# Party Report



## Incrtalent (Sep 16, 2007)

Well, guys, I had my first party, and I think it was pretty successful.  There were only about 7 people there, but I sold over $200 worth of product; not a huge start, but a start, nonetheless.  I also booked three more parties from this one!  

Still, I'm more overwhelmed than overjoyed, because it seems like I always have more questions than I have answers.  I have to figure out a way to make this process more time efficient!  For example, I desperately need to find a good accounting program that will let me generate pre-numbered invoices/receipts, keep track of my money, generate sales tax reports, help out with inventory control and the like.  But there are so many out there, I don't really have a clue.  Right now, I have to do each individual invoice from a template I downloaded for Excel, (which I really don't know how to use).  It's terribly inefficient.  

I still think I am under priced on my scrubs, too.  Hanging my head in frustration--

Lisa


----------



## Guest (Sep 16, 2007)

Well first Lisa Lets Celebrate! CONGRATS! 

Thats good for only 7 people! And booked other shows as well.. thats wonderful! 

Lets see as for your accounting stuff. I dont do mine, I collect all of my paperwork and send it off. But for invoices I have a software called "estimates & invoices" or something like that..  I will check. I purchased a regular receipt book from Staples. And printed out little address stickers and stuck them to the customer copy of the receipt. 

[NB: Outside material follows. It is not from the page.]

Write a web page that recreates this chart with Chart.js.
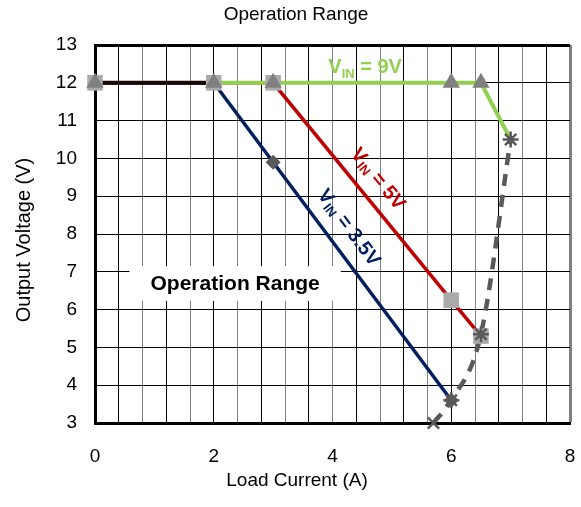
<!DOCTYPE html>
<html>
<head>
<meta charset="utf-8">
<script src="https://cdn.jsdelivr.net/npm/chart.js@4"></script>
<style>
  html, body { margin: 0; padding: 0; background: #fff; }
  #wrap { width: 581px; height: 507px; }
</style>
</head>
<body>
<div id="wrap"><canvas id="chart" width="581" height="507"></canvas></div>
<script>
// values
const vin35Current = [0, 2, 3, 6];
const vin35Voltage = [12, 12, 9.9, 3.6];
const vin5Current = [0, 2, 3, 6, 6.5];
const vin5Voltage = [12, 12, 12, 6.25, 5.3];
const vin9Current = [0, 2, 3, 6, 6.5, 7];
const vin9Voltage = [12, 12, 12, 12, 12, 10.5];
const limitCurrent = [5.7, 6, 6.5, 7];
const limitVoltage = [3, 3.6, 5.35, 10.5];
const xLabelValues = [0, 2, 4, 6, 8];

const FONT = '"Liberation Sans", Arial, sans-serif';
const GREEN = '#92D050', RED = '#C00000', NAVY = '#002060', GREY = '#595959';

function pts(xs, ys) {
    return xs.map((x, i) => ({ x: x, y: ys[i] }));
}

// text overlays: titles, annotations
const overlay = {
    id: 'overlay',
    beforeDatasetsDraw(chart) {
        const ctx = chart.ctx, sx = chart.scales.x, sy = chart.scales.y;
        const x0 = sx.getPixelForValue(0.58), x1 = sx.getPixelForValue(4.14);
        const y0 = sy.getPixelForValue(7.15), y1 = sy.getPixelForValue(6.23);
        ctx.save();
        ctx.fillStyle = '#fff';
        ctx.fillRect(x0, y0, x1 - x0, y1 - y0);
        ctx.fillStyle = '#000';
        ctx.font = 'bold 21px ' + FONT;
        ctx.textAlign = 'center';
        ctx.textBaseline = 'middle';
        ctx.fillText('Operation Range', sx.getPixelForValue(2.36), sy.getPixelForValue(6.68));
        ctx.restore();
    },
    afterDatasetsDraw(chart) {
        const ctx = chart.ctx, sx = chart.scales.x, sy = chart.scales.y;
        const slope = (xa, ya, xb, yb) => Math.atan2(
            sy.getPixelForValue(yb) - sy.getPixelForValue(ya),
            sx.getPixelForValue(xb) - sx.getPixelForValue(xa));

        drawVin(ctx, sx.getPixelForValue(3.93), sy.getPixelForValue(12.26), 0, ' = 9V', GREEN, false);
        drawVin(ctx, sx.getPixelForValue(4.76), sy.getPixelForValue(9.45),
            slope(vin5Current[2], vin5Voltage[2], vin5Current[3], vin5Voltage[3]), ' = 5V', RED, true);
        drawVin(ctx, sx.getPixelForValue(4.27), sy.getPixelForValue(8.16),
            slope(vin35Current[2], vin35Voltage[2], vin35Current[3], vin35Voltage[3]), ' = 3.5V', NAVY, true);
    },
    afterDraw(chart) {
        const ctx = chart.ctx, area = chart.chartArea;
        ctx.save();
        ctx.fillStyle = '#000';
        ctx.textAlign = 'center';
        ctx.textBaseline = 'middle';
        ctx.font = '19px ' + FONT;
        ctx.fillText('Operation Range', 296, 15);
        ctx.fillText('Load Current (A)', 297, 481);
        ctx.translate(24, (area.top + area.bottom) / 2 + 6);
        ctx.rotate(-Math.PI / 2);
        ctx.font = '20px ' + FONT;
        ctx.fillText('Output Voltage (V)', 0, 0);
        ctx.restore();
    }
};

function drawVin(ctx, x, y, angle, rest, color, centered) {
    const big = 'bold 20px ' + FONT, small = 'bold 13px ' + FONT;
    ctx.save();
    ctx.translate(x, y);
    ctx.rotate(angle);
    ctx.fillStyle = color;
    ctx.textBaseline = centered ? 'middle' : 'alphabetic';
    ctx.textAlign = 'left';
    ctx.font = big;
    const wV = ctx.measureText('V').width, wR = ctx.measureText(rest).width;
    ctx.font = small;
    const wIn = ctx.measureText('IN').width;
    let cx = centered ? -(wV + wIn + wR) / 2 : 0;
    ctx.font = big;
    ctx.fillText('V', cx, 0);
    cx += wV;
    ctx.font = small;
    ctx.fillText('IN', cx, 5);
    cx += wIn;
    ctx.font = big;
    ctx.fillText(rest, cx, 0);
    ctx.restore();
}

new Chart(document.getElementById('chart'), {
    type: 'scatter',
    data: {
        datasets: [
            { data: pts(vin5Current, vin5Voltage), showLine: true, borderColor: RED, borderWidth: 3.5,
              pointRadius: 0, order: 9 },
            { data: pts(vin35Current, vin35Voltage), showLine: true, borderColor: NAVY, borderWidth: 3.5,
              pointRadius: 0, order: 8 },
            { data: pts(vin9Current, vin9Voltage), showLine: true, borderColor: GREEN, borderWidth: 4,
              pointRadius: 0, order: 7,
              segment: { borderColor: c => c.p0DataIndex === 0 ? '#1a0505' : GREEN } },
            { data: pts(limitCurrent, limitVoltage), showLine: true, borderColor: GREY, borderWidth: 4.5,
              borderDash: [12, 9], cubicInterpolationMode: 'monotone', pointRadius: 0, order: 6, clip: false },
            // markers on top of the lines
            { data: pts(vin35Current, vin35Voltage), pointStyle: 'rectRot', pointRadius: 7.5,
              backgroundColor: GREY, borderColor: GREY, borderWidth: 0, order: 5, clip: false },
            { data: pts(vin5Current, vin5Voltage), pointStyle: 'rect', pointRadius: 11,
              backgroundColor: '#AAAAAA', borderColor: '#AAAAAA', borderWidth: 0, order: 4, clip: false },
            { data: pts(vin9Current, vin9Voltage), pointStyle: 'triangle',
              pointRadius: vin9Current.map((v, i) => i < vin9Current.length - 1 ? 10 : 0),
              backgroundColor: '#808080', borderColor: '#808080', borderWidth: 0, order: 3, clip: false },
            { data: pts(limitCurrent, limitVoltage), pointStyle: ['crossRot', 'star', 'star', 'star'],
              pointRadius: 8, borderColor: GREY, borderWidth: 2.5, order: 2, clip: false }
        ]
    },
    options: {
        responsive: false,
        animation: false,
        devicePixelRatio: 1,
        layout: { padding: { top: 45, right: 0, left: 0, bottom: 0 } },
        plugins: {
            legend: { display: false },
            tooltip: { enabled: false },
            title: { display: false }
        },
        scales: {
            x: {
                type: 'linear',
                min: 0,
                max: 8,
                afterFit: s => { s.height = 84; s.paddingLeft = 0; s.paddingRight = 0; },
                border: { color: '#000', width: 3 },
                grid: {
                    drawTicks: false,
                    color: c => c.index % 2 === 0 ? '#808080' : '#000',
                    lineWidth: c => c.tick && c.tick.value === 8 ? 3 : 1
                },
                ticks: {
                    stepSize: 0.4,
                    autoSkip: false,
                    maxRotation: 0,
                    padding: 22,
                    color: '#000',
                    font: { family: FONT, size: 19 },
                    callback: v => {
                        const hit = xLabelValues.find(t => Math.abs(t - v) < 1e-6);
                        return hit === undefined ? '' : String(hit);
                    }
                }
            },
            y: {
                min: 3,
                max: 13,
                afterFit: s => { s.width = 95; },
                border: { color: '#000', width: 3 },
                grid: {
                    drawTicks: false,
                    color: '#000',
                    lineWidth: c => c.tick && c.tick.value === 13 ? 3 : 1
                },
                ticks: {
                    stepSize: 1,
                    padding: 18,
                    color: '#000',
                    font: { family: FONT, size: 19 }
                }
            }
        }
    },
    plugins: [overlay]
});
</script>
</body>
</html>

There is also some excel soap business templates at 

Soapies Supplies. You can always try those.


----------



## dragonfly princess (Sep 16, 2007)

Well lok at you go!!  Good job!!!  Relax, I know how you are feeling about the accounting aspect of what you are doing.  I am getting a little worried about that myself.  

I am going to look into some freeware or shareware on the web for quickbooks, I used that before and it works very well.  I will let you know!  For now, breathe in with the good air, out with the bad!  We will help you get this straightened around


----------



## Incrtalent (Sep 16, 2007)

You guys, thanks so much for your support!  I have to tell you, I'm feeling a little overwhelmed, and it really put a smile on my face to get your feedback.  Felt like a big ol' hug, which right now, I really need!


----------



## jellyfish (Sep 16, 2007)

Congrats!!


----------



## soapbuddy (Sep 16, 2007)

Good for you!

Irena


----------



## pepperi27 (Sep 16, 2007)

CONGRATULATIONS!!


----------



## Soapmaker Man (Sep 16, 2007)

So cool! 8)   Way to go!  Doesn't it make one feel great when something we make with our hands people enjoy and spend money on!  Congrats!

Paul.... :wink:


----------



## Incrtalent (Sep 17, 2007)

Aw shucks.  You guys are so sweet.  And YES, Paul, I do love that aspect of it!  It's everything else that's driving me crazy!  You guys are witnessing either the beginning of a success story or a HUGE failure, and all the little hiccups and mass hysterias in between!  Doing something you love is just a LEETLE piece of the story...as I am discovering in short order!  Doing it with no budget, and then realizing you're fast becoming a business, is more than a little intimidating.  I suppose it would be alot easier if I wasn't so technologiclally challenged!  Ha!  So far I've found out two truths...everything seems to boil down to time and money, both of which seem to be in serious short supply.  Still, I'm in it now, so I guess I'm just going to have to keep rolling up my shirt sleeves and digging in.  Serious soap business?  $$$$.  Prayers and encouragement...priceless.


----------



## Bret (Sep 17, 2007)

Can't help with the business aspect, but just wanted to say great job!!


----------



## Tabitha (Sep 17, 2007)

Yippie!


----------



## pink-north (Sep 18, 2007)

8) OH SO COOL!! You go girl!!! I'm very happy for you. Try not to worry too much about the accounting stuff. I know it may sound stupid, but enjoy your success for awhile. There are many accounting programs out there, I can't suggest any, because I'm more lost than you. Actually if you find a good one let us know.

GREAT JOB!!


----------